The 1619 Project: Born on the Water Essay Questions

Essay Questions

  1. 1

    Was William Tucker really the first Black child born in what would become the United States?

    The book asserts that a child named William Tucker, born to Anthony and Isabelle who were indentured into bondage to William and Mary Tucker, was the first child of African descent born in the territory that would one day become America. And, indeed, all of that is true. William was born in 1624 near Jamestown, Virginia. At the time of his birth, the Tucker family lay claim to 22 Africans but technically they were not considered slaves. As indentured servants they were, in fact, granted the same rights privileges as whites who working under the same terms of conditions. But make no mistake about it: William Tucker was born into slavery.

  2. 2

    What is the White Lion?

    Aside from being the unfortunately chosen name for a really bad 1980’s hair metal band, the White Lion is also the name of the English ship which brought the first Africans to the Americas to be enslaved. The first arrival of its “cargo” was to the Virginia colony in August 1969; that cargo was twenty human beings ripped from their existence on the west coast of Africa. The book presents the White Lion in all its full menacing glory in a full-spread illustration that fully captures and conveys the darkness of its Satanic mission.

  3. 3

    What three symbols recur throughout the narrative as visual motifs that indicate the status stolen Africans?

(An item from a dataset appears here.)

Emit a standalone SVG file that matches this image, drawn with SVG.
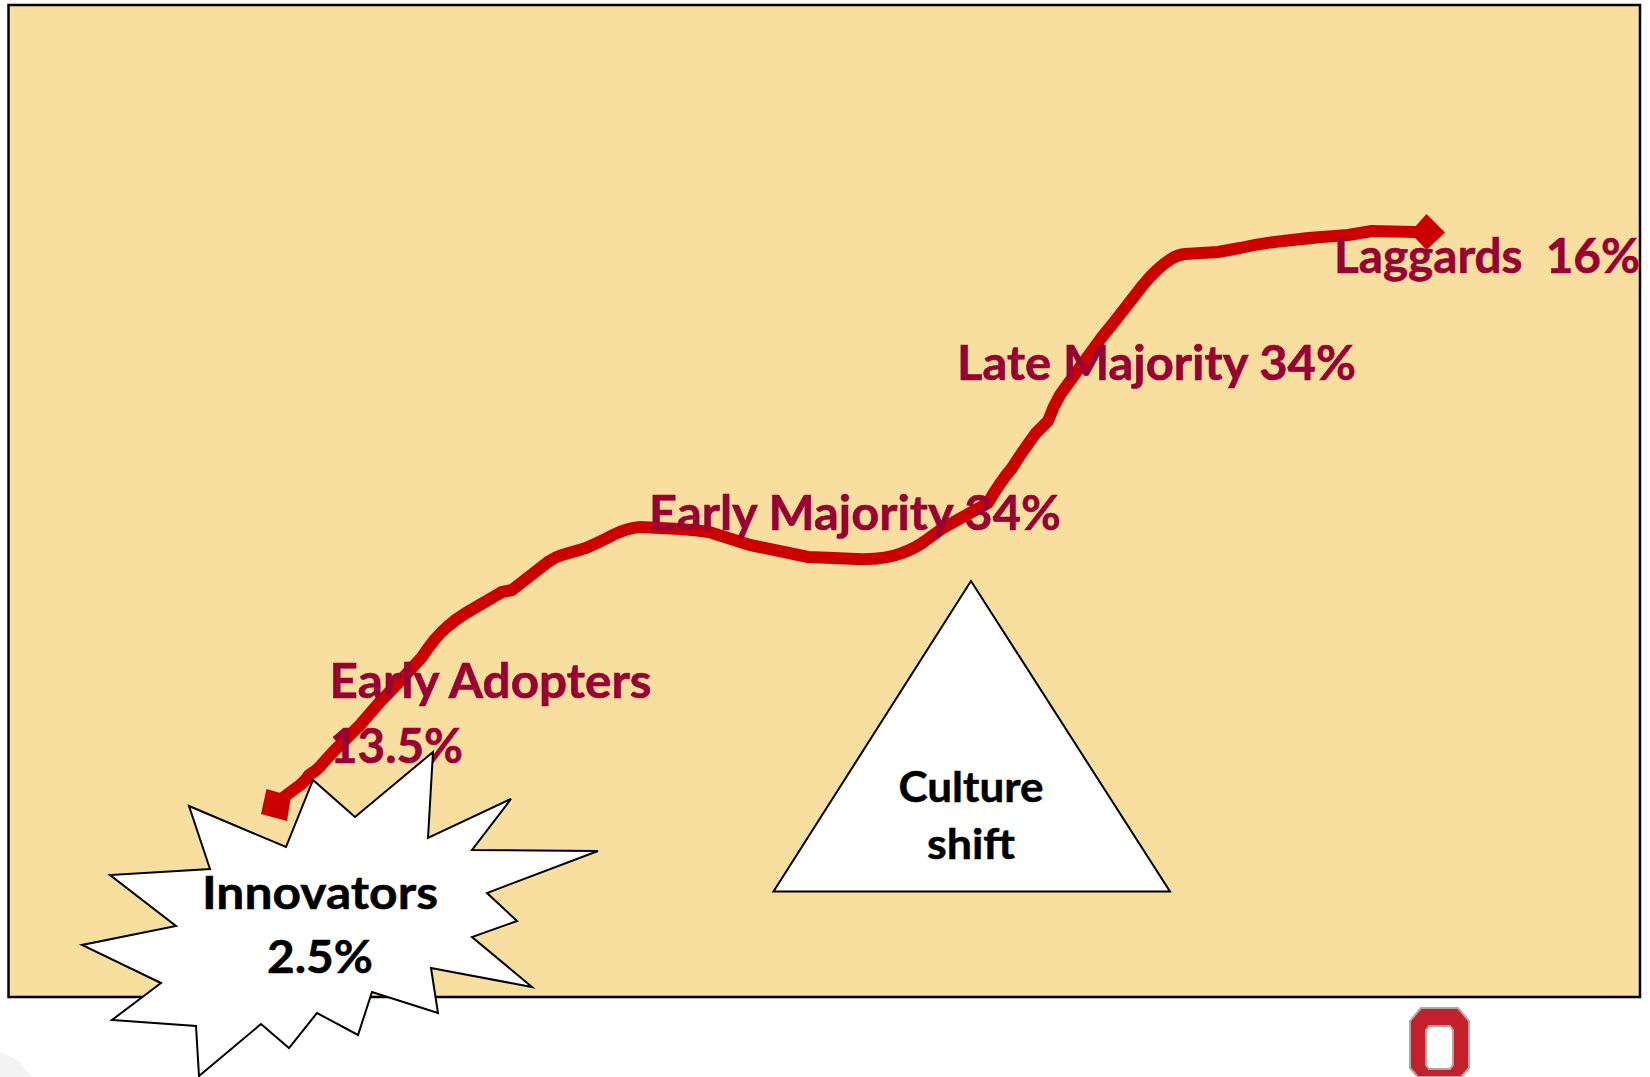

    There are three symbols to look for in the book which are often blended into the backgrounds of illustrations and act almost as a secret code signaling the state of existence the African people at any given point. Parallel lines which are grouped together moving in different directions represents life. Crosses standing on their points to look like an X represent death. And parallel lines all waving in the same direction symbolize rebirth. That illustration of the White Lion, for instance is make all the more sinister by the abundant presence of the death X carved both onto the ship itself as well as the background sky. By contrast, the hut in the background of the village is thickly adorned with sets of parallels lines moving at right angles to other sets.